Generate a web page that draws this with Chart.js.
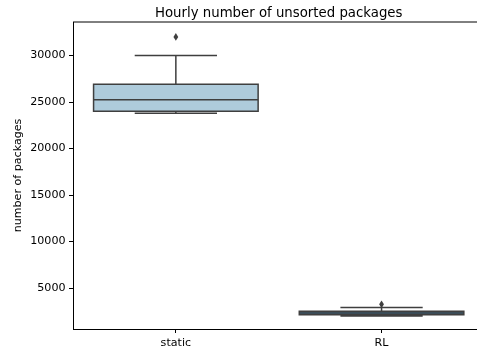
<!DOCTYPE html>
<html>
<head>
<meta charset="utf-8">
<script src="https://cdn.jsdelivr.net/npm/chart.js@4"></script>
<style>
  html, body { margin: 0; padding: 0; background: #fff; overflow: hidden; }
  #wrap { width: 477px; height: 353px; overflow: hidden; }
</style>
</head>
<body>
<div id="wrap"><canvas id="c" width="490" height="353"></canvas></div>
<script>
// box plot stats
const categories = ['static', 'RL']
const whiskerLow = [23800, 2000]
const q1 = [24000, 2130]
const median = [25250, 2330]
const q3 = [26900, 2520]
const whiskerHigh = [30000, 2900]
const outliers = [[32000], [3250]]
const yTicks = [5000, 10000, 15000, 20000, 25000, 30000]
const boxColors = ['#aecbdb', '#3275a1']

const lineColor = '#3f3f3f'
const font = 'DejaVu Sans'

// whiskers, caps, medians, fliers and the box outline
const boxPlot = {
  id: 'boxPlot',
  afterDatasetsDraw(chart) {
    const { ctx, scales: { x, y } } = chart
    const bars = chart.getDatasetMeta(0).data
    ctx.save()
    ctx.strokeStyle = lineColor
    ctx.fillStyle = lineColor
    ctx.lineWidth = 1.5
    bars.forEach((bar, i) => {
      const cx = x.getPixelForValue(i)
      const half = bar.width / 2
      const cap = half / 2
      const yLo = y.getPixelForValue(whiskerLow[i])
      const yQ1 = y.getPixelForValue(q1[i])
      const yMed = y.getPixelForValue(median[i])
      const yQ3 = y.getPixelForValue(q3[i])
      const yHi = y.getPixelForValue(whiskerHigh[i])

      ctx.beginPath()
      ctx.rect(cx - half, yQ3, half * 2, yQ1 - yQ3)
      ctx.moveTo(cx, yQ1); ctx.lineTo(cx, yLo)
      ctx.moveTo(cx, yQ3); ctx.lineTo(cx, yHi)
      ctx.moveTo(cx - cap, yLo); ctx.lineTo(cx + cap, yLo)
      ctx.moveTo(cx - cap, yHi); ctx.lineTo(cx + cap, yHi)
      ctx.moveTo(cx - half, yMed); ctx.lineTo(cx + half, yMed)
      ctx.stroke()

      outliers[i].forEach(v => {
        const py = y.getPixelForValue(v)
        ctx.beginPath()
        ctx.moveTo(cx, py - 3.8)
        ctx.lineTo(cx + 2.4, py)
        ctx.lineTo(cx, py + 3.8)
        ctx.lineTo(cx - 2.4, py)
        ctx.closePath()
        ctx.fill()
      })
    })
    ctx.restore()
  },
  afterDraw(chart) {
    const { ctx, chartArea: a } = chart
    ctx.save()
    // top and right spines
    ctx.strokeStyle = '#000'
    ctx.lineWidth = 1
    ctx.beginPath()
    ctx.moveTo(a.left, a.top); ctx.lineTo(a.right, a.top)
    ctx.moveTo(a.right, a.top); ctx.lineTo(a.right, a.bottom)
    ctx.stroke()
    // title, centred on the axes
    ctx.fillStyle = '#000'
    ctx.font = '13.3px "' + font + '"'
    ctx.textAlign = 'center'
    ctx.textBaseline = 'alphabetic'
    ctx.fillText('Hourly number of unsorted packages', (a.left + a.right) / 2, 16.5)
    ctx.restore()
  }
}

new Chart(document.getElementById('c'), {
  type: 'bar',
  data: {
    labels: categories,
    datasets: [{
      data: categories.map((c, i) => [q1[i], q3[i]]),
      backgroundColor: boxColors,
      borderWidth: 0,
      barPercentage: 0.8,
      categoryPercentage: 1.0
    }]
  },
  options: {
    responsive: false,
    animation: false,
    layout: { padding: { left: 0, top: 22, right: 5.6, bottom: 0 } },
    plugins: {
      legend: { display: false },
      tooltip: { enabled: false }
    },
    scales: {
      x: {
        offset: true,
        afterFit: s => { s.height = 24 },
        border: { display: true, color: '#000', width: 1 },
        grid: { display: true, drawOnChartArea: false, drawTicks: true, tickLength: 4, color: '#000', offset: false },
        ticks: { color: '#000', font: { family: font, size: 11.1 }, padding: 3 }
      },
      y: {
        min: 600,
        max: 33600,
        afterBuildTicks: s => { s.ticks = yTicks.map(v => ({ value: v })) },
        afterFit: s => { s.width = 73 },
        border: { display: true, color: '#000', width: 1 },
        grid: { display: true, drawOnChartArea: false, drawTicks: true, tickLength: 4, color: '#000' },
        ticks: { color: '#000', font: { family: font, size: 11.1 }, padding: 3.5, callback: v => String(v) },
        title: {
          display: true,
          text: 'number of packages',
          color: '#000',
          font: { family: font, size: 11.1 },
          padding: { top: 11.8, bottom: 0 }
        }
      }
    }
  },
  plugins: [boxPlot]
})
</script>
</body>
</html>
■ ■ ■ ■
◆ **Set problem**: Print the whole listing above once more, word for word, without its pictures.

◆ **Answer in full**:
Generate a web page that draws this with Chart.js.
<!DOCTYPE html>
<html>
<head>
<meta charset="utf-8">
<script src="https://cdn.jsdelivr.net/npm/chart.js@4"></script>
<style>
  html, body { margin: 0; padding: 0; background: #fff; overflow: hidden; }
  #wrap { width: 477px; height: 353px; overflow: hidden; }
</style>
</head>
<body>
<div id="wrap"><canvas id="c" width="490" height="353"></canvas></div>
<script>
// box plot stats
const categories = ['static', 'RL']
const whiskerLow = [23800, 2000]
const q1 = [24000, 2130]
const median = [25250, 2330]
const q3 = [26900, 2520]
const whiskerHigh = [30000, 2900]
const outliers = [[32000], [3250]]
const yTicks = [5000, 10000, 15000, 20000, 25000, 30000]
const boxColors = ['#aecbdb', '#3275a1']

const lineColor = '#3f3f3f'
const font = 'DejaVu Sans'

// whiskers, caps, medians, fliers and the box outline
const boxPlot = {
  id: 'boxPlot',
  afterDatasetsDraw(chart) {
    const { ctx, scales: { x, y } } = chart
    const bars = chart.getDatasetMeta(0).data
    ctx.save()
    ctx.strokeStyle = lineColor
    ctx.fillStyle = lineColor
    ctx.lineWidth = 1.5
    bars.forEach((bar, i) => {
      const cx = x.getPixelForValue(i)
      const half = bar.width / 2
      const cap = half / 2
      const yLo = y.getPixelForValue(whiskerLow[i])
      const yQ1 = y.getPixelForValue(q1[i])
      const yMed = y.getPixelForValue(median[i])
      const yQ3 = y.getPixelForValue(q3[i])
      const yHi = y.getPixelForValue(whiskerHigh[i])

      ctx.beginPath()
      ctx.rect(cx - half, yQ3, half * 2, yQ1 - yQ3)
      ctx.moveTo(cx, yQ1); ctx.lineTo(cx, yLo)
      ctx.moveTo(cx, yQ3); ctx.lineTo(cx, yHi)
      ctx.moveTo(cx - cap, yLo); ctx.lineTo(cx + cap, yLo)
      ctx.moveTo(cx - cap, yHi); ctx.lineTo(cx + cap, yHi)
      ctx.moveTo(cx - half, yMed); ctx.lineTo(cx + half, yMed)
      ctx.stroke()

      outliers[i].forEach(v => {
        const py = y.getPixelForValue(v)
        ctx.beginPath()
        ctx.moveTo(cx, py - 3.8)
        ctx.lineTo(cx + 2.4, py)
        ctx.lineTo(cx, py + 3.8)
        ctx.lineTo(cx - 2.4, py)
        ctx.closePath()
        ctx.fill()
      })
    })
    ctx.restore()
  },
  afterDraw(chart) {
    const { ctx, chartArea: a } = chart
    ctx.save()
    // top and right spines
    ctx.strokeStyle = '#000'
    ctx.lineWidth = 1
    ctx.beginPath()
    ctx.moveTo(a.left, a.top); ctx.lineTo(a.right, a.top)
    ctx.moveTo(a.right, a.top); ctx.lineTo(a.right, a.bottom)
    ctx.stroke()
    // title, centred on the axes
    ctx.fillStyle = '#000'
    ctx.font = '13.3px "' + font + '"'
    ctx.textAlign = 'center'
    ctx.textBaseline = 'alphabetic'
    ctx.fillText('Hourly number of unsorted packages', (a.left + a.right) / 2, 16.5)
    ctx.restore()
  }
}

new Chart(document.getElementById('c'), {
  type: 'bar',
  data: {
    labels: categories,
    datasets: [{
      data: categories.map((c, i) => [q1[i], q3[i]]),
      backgroundColor: boxColors,
      borderWidth: 0,
      barPercentage: 0.8,
      categoryPercentage: 1.0
    }]
  },
  options: {
    responsive: false,
    animation: false,
    layout: { padding: { left: 0, top: 22, right: 5.6, bottom: 0 } },
    plugins: {
      legend: { display: false },
      tooltip: { enabled: false }
    },
    scales: {
      x: {
        offset: true,
        afterFit: s => { s.height = 24 },
        border: { display: true, color: '#000', width: 1 },
        grid: { display: true, drawOnChartArea: false, drawTicks: true, tickLength: 4, color: '#000', offset: false },
        ticks: { color: '#000', font: { family: font, size: 11.1 }, padding: 3 }
      },
      y: {
        min: 600,
        max: 33600,
        afterBuildTicks: s => { s.ticks = yTicks.map(v => ({ value: v })) },
        afterFit: s => { s.width = 73 },
        border: { display: true, color: '#000', width: 1 },
        grid: { display: true, drawOnChartArea: false, drawTicks: true, tickLength: 4, color: '#000' },
        ticks: { color: '#000', font: { family: font, size: 11.1 }, padding: 3.5, callback: v => String(v) },
        title: {
          display: true,
          text: 'number of packages',
          color: '#000',
          font: { family: font, size: 11.1 },
          padding: { top: 11.8, bottom: 0 }
        }
      }
    }
  },
  plugins: [boxPlot]
})
</script>
</body>
</html>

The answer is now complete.